Job: Output every line exactly as written. Leave out pictures.

(Entries with chart source code)
○ ○ ○ ○
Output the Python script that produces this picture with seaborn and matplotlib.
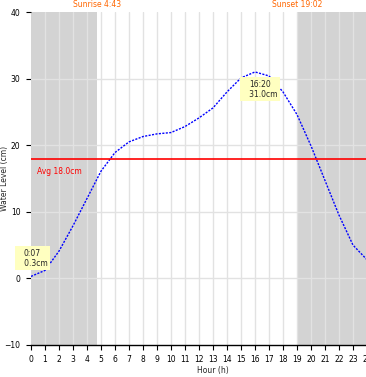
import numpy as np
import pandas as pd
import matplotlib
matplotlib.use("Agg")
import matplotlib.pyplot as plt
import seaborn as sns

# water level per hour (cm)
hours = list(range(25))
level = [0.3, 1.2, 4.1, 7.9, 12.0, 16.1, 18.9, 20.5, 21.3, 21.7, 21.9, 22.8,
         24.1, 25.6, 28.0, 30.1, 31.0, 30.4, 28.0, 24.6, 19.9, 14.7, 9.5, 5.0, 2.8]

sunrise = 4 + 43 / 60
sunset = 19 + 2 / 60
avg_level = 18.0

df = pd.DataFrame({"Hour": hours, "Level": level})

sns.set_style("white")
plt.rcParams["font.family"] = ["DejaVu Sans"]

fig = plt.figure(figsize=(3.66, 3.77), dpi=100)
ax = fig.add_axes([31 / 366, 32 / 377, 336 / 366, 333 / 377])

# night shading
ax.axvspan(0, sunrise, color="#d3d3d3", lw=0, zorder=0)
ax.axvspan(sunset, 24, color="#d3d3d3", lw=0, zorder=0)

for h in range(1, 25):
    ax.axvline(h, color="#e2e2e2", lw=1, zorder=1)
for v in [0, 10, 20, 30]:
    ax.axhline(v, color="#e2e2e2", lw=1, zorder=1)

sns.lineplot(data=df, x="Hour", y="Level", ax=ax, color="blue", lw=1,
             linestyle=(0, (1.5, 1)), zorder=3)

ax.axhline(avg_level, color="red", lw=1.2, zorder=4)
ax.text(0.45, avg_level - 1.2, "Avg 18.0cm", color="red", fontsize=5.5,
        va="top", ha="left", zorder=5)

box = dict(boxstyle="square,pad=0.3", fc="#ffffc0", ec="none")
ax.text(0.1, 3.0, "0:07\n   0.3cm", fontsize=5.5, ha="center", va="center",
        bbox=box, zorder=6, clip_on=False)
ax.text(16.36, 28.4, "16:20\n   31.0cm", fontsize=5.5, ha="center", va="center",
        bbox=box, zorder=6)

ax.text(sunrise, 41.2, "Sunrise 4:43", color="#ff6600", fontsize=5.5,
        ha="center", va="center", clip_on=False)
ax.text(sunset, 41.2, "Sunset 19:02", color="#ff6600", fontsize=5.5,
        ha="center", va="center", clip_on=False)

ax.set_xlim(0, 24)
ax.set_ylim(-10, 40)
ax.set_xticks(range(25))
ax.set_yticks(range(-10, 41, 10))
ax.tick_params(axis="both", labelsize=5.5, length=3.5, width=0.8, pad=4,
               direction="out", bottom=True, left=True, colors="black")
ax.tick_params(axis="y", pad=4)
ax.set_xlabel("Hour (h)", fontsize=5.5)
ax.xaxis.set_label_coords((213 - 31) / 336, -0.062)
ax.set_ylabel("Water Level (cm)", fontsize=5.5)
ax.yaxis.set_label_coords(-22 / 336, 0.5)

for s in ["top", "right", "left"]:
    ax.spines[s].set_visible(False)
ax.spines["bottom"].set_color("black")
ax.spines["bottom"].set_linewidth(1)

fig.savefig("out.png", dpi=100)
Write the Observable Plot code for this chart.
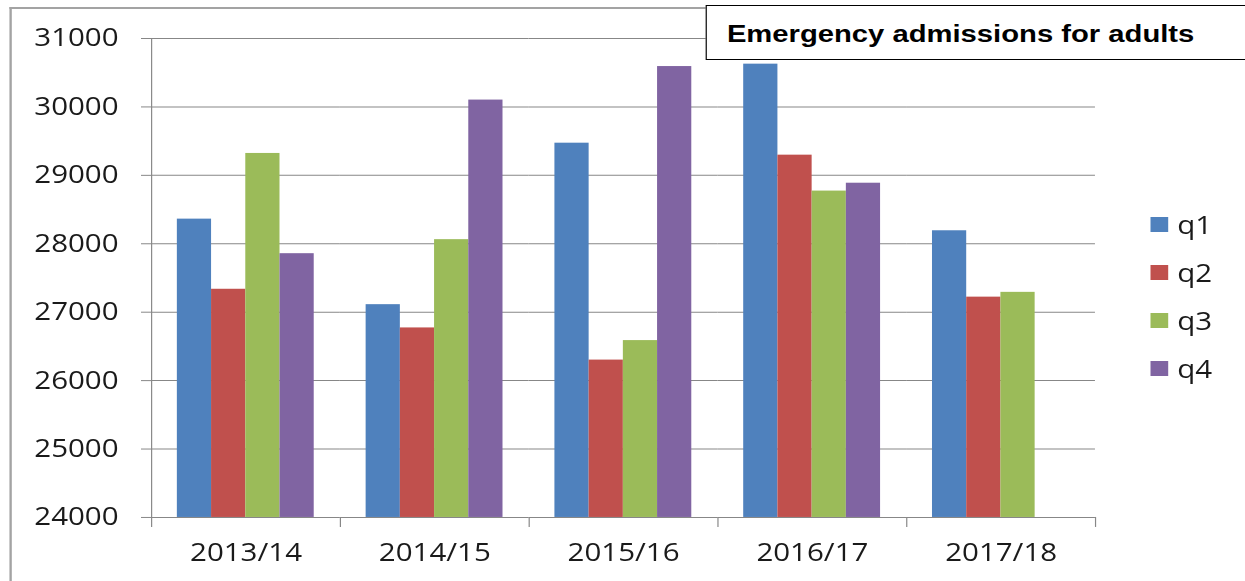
○ ○ ○ ○
Solved problem:
Output the Python script that produces this picture with seaborn and matplotlib.
import numpy as np
import pandas as pd
import matplotlib
matplotlib.use("Agg")
import matplotlib.pyplot as plt
import seaborn as sns

# water level per hour (cm)
hours = list(range(25))
level = [0.3, 1.2, 4.1, 7.9, 12.0, 16.1, 18.9, 20.5, 21.3, 21.7, 21.9, 22.8,
         24.1, 25.6, 28.0, 30.1, 31.0, 30.4, 28.0, 24.6, 19.9, 14.7, 9.5, 5.0, 2.8]

sunrise = 4 + 43 / 60
sunset = 19 + 2 / 60
avg_level = 18.0

df = pd.DataFrame({"Hour": hours, "Level": level})

sns.set_style("white")
plt.rcParams["font.family"] = ["DejaVu Sans"]

fig = plt.figure(figsize=(3.66, 3.77), dpi=100)
ax = fig.add_axes([31 / 366, 32 / 377, 336 / 366, 333 / 377])

# night shading
ax.axvspan(0, sunrise, color="#d3d3d3", lw=0, zorder=0)
ax.axvspan(sunset, 24, color="#d3d3d3", lw=0, zorder=0)

for h in range(1, 25):
    ax.axvline(h, color="#e2e2e2", lw=1, zorder=1)
for v in [0, 10, 20, 30]:
    ax.axhline(v, color="#e2e2e2", lw=1, zorder=1)

sns.lineplot(data=df, x="Hour", y="Level", ax=ax, color="blue", lw=1,
             linestyle=(0, (1.5, 1)), zorder=3)

ax.axhline(avg_level, color="red", lw=1.2, zorder=4)
ax.text(0.45, avg_level - 1.2, "Avg 18.0cm", color="red", fontsize=5.5,
        va="top", ha="left", zorder=5)

box = dict(boxstyle="square,pad=0.3", fc="#ffffc0", ec="none")
ax.text(0.1, 3.0, "0:07\n   0.3cm", fontsize=5.5, ha="center", va="center",
        bbox=box, zorder=6, clip_on=False)
ax.text(16.36, 28.4, "16:20\n   31.0cm", fontsize=5.5, ha="center", va="center",
        bbox=box, zorder=6)

ax.text(sunrise, 41.2, "Sunrise 4:43", color="#ff6600", fontsize=5.5,
        ha="center", va="center", clip_on=False)
ax.text(sunset, 41.2, "Sunset 19:02", color="#ff6600", fontsize=5.5,
        ha="center", va="center", clip_on=False)

ax.set_xlim(0, 24)
ax.set_ylim(-10, 40)
ax.set_xticks(range(25))
ax.set_yticks(range(-10, 41, 10))
ax.tick_params(axis="both", labelsize=5.5, length=3.5, width=0.8, pad=4,
               direction="out", bottom=True, left=True, colors="black")
ax.tick_params(axis="y", pad=4)
ax.set_xlabel("Hour (h)", fontsize=5.5)
ax.xaxis.set_label_coords((213 - 31) / 336, -0.062)
ax.set_ylabel("Water Level (cm)", fontsize=5.5)
ax.yaxis.set_label_coords(-22 / 336, 0.5)

for s in ["top", "right", "left"]:
    ax.spines[s].set_visible(False)
ax.spines["bottom"].set_color("black")
ax.spines["bottom"].set_linewidth(1)

fig.savefig("out.png", dpi=100)
Write the Observable Plot code for this chart.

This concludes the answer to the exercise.